L’inculpation, le 23 avril 2015, d’un journaliste français impliqué dans les révélations sur les décisions anticipées de l’administration fiscale luxembourgeoise à l’égard de grandes entreprises internationales faites dans le cadre de l'affaire Luxleaks n’a pas manqué de susciter de vives réactions dans le monde des médias. Une information judiciaire a été ouverte suite à une plainte du cabinet Price WaterHouse Coopers qui date de juin 2012, et le journaliste en question, se voit reprocher d’être "co-auteur, sinon complice des infractions commises par l’un des anciens collaborateurs de PwC".
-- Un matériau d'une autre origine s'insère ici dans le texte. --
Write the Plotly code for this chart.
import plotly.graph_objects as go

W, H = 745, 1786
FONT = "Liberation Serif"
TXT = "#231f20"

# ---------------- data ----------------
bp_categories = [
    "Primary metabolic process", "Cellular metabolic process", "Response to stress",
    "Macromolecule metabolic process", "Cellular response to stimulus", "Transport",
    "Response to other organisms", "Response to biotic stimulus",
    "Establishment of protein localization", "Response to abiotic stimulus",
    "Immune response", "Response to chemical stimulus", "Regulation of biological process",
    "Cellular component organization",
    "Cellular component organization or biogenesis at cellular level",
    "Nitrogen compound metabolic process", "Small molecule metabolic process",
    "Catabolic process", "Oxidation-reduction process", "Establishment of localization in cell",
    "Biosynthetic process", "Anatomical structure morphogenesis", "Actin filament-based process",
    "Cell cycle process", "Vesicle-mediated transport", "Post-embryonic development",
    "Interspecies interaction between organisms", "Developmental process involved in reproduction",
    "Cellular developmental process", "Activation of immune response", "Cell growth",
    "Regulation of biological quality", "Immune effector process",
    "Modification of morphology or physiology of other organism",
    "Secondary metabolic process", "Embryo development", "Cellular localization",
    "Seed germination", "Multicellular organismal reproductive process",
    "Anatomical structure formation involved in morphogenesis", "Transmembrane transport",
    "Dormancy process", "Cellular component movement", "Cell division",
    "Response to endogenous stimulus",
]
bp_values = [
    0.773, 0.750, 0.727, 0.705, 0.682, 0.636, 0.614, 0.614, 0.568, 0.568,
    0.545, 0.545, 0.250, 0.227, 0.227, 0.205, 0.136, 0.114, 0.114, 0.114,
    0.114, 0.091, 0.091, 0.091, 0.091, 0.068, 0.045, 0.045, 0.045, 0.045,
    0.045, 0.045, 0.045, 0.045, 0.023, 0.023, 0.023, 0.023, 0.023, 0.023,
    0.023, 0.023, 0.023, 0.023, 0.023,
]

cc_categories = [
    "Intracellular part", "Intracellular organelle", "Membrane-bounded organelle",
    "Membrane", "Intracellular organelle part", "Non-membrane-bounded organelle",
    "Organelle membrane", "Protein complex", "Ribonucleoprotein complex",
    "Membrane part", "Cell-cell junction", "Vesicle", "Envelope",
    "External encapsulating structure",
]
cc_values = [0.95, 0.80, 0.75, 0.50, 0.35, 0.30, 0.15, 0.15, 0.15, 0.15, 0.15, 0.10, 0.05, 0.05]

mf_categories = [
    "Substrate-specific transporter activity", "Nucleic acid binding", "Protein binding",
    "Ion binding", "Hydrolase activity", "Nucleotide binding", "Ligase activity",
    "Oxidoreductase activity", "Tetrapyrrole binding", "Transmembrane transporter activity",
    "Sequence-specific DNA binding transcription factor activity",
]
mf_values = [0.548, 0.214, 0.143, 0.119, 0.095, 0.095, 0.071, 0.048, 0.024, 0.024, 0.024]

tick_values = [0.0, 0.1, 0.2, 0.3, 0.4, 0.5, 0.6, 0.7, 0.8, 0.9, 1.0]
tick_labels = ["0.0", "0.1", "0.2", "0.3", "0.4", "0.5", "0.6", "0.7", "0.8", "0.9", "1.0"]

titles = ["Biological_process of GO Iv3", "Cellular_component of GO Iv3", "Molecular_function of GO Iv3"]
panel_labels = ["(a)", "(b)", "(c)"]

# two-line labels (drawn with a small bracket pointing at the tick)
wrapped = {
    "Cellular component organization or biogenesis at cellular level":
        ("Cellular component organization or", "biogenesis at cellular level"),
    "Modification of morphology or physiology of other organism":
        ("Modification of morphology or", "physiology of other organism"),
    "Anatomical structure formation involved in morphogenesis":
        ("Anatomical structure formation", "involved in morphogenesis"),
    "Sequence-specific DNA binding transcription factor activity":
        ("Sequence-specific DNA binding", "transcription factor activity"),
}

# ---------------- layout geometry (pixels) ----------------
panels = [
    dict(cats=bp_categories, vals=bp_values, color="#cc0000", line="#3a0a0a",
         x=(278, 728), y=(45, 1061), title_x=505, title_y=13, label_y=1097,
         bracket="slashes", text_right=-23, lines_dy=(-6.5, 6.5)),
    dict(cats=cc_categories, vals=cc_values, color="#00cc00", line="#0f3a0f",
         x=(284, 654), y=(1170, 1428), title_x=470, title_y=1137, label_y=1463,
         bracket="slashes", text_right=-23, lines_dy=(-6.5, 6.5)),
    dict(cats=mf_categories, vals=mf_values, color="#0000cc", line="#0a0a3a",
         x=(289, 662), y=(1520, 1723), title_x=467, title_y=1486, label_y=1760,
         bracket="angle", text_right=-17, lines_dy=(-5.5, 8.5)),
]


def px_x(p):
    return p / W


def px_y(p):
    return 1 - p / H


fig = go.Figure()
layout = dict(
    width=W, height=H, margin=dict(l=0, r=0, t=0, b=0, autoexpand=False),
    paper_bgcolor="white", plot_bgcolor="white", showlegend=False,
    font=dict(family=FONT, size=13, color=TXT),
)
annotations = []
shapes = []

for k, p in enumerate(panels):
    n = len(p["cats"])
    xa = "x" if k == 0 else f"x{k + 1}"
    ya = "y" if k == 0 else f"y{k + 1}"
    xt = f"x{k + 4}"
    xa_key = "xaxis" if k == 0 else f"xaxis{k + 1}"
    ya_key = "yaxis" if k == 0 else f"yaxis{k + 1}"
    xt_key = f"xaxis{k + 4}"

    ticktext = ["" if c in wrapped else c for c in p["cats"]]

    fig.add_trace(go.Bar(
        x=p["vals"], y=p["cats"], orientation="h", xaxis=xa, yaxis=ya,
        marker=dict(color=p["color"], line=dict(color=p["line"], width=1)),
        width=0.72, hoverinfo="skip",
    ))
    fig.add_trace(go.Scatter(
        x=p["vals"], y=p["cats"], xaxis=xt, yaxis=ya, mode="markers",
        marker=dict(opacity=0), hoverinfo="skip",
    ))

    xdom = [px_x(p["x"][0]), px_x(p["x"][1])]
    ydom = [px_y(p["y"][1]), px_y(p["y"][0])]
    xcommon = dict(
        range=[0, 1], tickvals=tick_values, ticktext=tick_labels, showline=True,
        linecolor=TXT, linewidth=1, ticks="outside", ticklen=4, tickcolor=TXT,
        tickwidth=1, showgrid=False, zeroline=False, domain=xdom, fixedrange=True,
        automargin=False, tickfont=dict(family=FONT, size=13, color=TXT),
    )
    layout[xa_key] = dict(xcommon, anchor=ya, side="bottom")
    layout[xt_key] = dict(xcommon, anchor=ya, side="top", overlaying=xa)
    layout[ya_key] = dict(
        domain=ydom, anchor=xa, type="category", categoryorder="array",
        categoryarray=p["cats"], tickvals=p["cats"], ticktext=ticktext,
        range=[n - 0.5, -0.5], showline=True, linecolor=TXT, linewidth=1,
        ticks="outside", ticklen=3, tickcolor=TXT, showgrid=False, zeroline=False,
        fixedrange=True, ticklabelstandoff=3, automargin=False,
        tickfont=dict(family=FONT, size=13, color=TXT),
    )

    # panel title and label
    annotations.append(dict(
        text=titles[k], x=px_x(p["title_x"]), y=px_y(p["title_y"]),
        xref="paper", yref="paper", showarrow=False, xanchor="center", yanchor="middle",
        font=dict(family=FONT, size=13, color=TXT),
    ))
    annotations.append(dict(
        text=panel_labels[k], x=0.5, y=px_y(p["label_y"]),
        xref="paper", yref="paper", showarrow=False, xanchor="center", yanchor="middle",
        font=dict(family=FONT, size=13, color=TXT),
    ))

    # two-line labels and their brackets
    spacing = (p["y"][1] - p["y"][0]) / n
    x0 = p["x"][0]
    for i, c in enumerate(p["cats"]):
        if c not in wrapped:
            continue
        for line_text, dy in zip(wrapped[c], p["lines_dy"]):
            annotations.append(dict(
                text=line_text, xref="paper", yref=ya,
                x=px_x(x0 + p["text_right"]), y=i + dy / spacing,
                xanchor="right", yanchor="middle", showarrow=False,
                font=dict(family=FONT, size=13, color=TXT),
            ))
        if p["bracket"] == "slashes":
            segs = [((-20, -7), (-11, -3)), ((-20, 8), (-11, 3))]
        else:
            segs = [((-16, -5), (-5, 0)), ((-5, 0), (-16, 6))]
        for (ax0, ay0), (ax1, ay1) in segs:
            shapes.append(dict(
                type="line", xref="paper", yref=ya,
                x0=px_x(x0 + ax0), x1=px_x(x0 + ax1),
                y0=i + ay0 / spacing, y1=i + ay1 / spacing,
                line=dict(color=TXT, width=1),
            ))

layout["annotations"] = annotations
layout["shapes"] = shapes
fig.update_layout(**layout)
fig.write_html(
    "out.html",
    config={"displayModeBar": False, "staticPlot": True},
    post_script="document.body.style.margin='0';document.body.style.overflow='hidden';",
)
Parmi les nombreuses réactions, la Fédération européenne des journalistes (FEJ), à laquelle est affiliée l’Association luxembourgeoise des Journalistes (ALJ), dénonce des poursuites qui relèvent "de la pure intimidation", l’objectif des autorités judiciaires grand-ducales étant, selon le secrétaire général de la FEJ, Ricardo Gútierrez, de "dissuader la presse de révéler les pratiques d’évasion fiscale qui ont cours au Luxembourg". Dans son communiqué de presse, la FEJ indique aussi avoir adressé dès le 24 avril 2015 au président de la Commission européenne, Jean-Claude Juncker, un courrier l’appelant à "prendre les mesures nécessaires pour assurer que le Luxembourg respecte le droit de l’Union européenne sur la liberté d’expression et d’information".
Du point de vue de la FEJ, les charges retenues contre le journaliste français, identifié comme étant Edouard Perrin, sont en effet "disproportionnées et violent l’article 10 de la Convention européenne des droits de l’homme et l’article 11 de la Charte des Droits fondamentaux de l’UE qui garantit le droit à la liberté d’expression et d’information".
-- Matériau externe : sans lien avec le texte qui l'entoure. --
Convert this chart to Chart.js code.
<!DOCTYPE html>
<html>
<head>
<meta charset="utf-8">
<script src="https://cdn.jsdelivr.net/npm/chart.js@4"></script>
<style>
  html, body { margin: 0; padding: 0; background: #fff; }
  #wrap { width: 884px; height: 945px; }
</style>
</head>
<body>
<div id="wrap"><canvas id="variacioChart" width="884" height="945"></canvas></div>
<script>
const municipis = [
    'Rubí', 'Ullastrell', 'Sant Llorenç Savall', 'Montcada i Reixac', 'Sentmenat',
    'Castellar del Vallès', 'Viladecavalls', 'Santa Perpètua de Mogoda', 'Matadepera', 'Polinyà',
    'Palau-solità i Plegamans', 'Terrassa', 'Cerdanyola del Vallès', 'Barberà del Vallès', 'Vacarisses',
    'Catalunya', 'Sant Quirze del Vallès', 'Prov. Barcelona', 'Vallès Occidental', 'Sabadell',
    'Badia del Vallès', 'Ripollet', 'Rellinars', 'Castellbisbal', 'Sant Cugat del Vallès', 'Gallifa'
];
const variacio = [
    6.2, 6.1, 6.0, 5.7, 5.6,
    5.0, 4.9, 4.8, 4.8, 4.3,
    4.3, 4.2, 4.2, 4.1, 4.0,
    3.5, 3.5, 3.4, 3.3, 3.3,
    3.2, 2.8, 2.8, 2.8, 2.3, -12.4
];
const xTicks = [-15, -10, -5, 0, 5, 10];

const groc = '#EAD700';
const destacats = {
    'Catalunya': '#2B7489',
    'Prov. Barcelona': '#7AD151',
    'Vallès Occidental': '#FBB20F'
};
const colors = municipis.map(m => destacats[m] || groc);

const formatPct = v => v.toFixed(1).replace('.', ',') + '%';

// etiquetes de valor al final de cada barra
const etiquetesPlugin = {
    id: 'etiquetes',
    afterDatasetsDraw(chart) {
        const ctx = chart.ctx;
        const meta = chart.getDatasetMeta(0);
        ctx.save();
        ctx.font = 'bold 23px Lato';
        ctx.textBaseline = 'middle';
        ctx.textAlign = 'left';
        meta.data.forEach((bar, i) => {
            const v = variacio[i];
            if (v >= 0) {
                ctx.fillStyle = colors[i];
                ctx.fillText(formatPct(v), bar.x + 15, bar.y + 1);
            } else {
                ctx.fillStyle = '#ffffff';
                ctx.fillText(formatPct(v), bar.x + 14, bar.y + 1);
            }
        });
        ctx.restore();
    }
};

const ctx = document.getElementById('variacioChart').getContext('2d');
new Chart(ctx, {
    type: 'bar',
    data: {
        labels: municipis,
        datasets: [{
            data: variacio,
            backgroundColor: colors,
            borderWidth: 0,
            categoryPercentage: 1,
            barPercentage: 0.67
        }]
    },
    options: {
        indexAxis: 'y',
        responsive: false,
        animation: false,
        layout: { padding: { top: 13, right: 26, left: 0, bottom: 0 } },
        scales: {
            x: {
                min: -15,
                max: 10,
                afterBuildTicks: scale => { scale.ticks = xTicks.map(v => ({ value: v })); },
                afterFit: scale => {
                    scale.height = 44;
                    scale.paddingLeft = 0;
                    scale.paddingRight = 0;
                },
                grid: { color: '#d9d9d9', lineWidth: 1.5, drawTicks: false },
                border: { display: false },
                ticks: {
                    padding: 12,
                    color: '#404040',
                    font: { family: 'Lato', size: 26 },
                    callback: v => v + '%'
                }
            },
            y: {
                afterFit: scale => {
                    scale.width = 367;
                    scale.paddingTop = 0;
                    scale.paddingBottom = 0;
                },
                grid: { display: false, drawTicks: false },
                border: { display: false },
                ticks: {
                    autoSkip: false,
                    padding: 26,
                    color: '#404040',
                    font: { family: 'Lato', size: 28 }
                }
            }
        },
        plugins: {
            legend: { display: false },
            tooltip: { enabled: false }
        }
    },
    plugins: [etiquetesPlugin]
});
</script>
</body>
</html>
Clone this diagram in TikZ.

La Fédération européenne des journalistes souligne dans son courrier la légitimité des arguments plaidant en faveur de l’intérêt général dans l’affaire des révélations dans le cadre du Luxleaks : "il est évident que l’enquête et la publication du Luxleaks ont été faites dans l’intérêt général avec pour objectif d’informer le public du fait qu’un petit groupe privilégié d’entreprises multinationales se voient octroyer des régimes fiscaux favorables", argue ainsi Ricardo Gútierrez en soulignant les nombreux débats qui ont suivis les révélations sur la pratique du tax ruling.
La FEJ met aussi l’accent sur la protection des lanceurs d’alerte en faisant référence à une recommandation du Conseil de l’Europe qui invite les Etats à les protéger dans la mesure où les informations qu’ils révèlent peuvent contribuer à renforcer la transparence et la responsabilité démocratique.
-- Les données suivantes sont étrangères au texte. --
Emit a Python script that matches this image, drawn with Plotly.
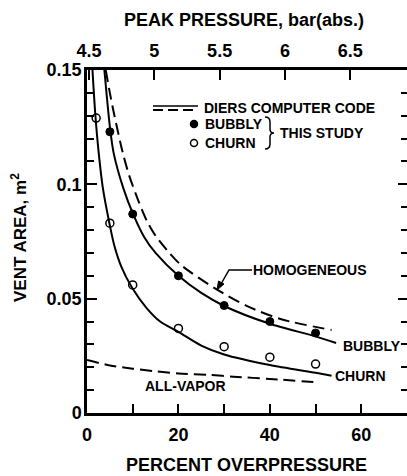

"Les journalistes ont le droit de protéger leurs sources confidentielles", insiste Ricardo Gutierrez, qui s’inquiète dans sa lettre du fait des "conséquences graves" que les poursuites des lanceurs d’alerte dans l’affaire Luxleaks pourraient avoir sur le journalisme d’investigation.
Des réactions assez vives pour que le Parquet du Luxembourg réagisse le 27 avril par un nouveau communiqué de presse dans lequel il assure que "la liberté de la presse et le droit à l’information garantis par l’article 10 de la Convention européenne des droits de l’homme, pilier de la démocratie, sont toujours assurés". Le droit du journaliste entendu de ne pas divulguer ses sources n’est pas remis en cause, et il en est de même de la diffusion des informations par la presse, insiste le Parquet.
Selon le Parquet, il s’est avéré au fil de l’enquête que le rôle du journaliste inculpé "ne se serait pas limité à recueillir des informations offertes par l’inculpé [employé par PwC] mais, au contraire, aurait consisté à diriger celui-ci dans la recherche des documents qui l’intéressaient tout particulièrement". "Le journaliste aurait ainsi joué un rôle plus actif dans la commission de ces infractions", estime le Parquet qui en conclut qu’il "ne peut dès lors pas être question d’une violation ni du droit à la protection des sources journalistiques ni, plus généralement, des droits des journalistes dans leur rôle de "chiens de garde" de la démocratie".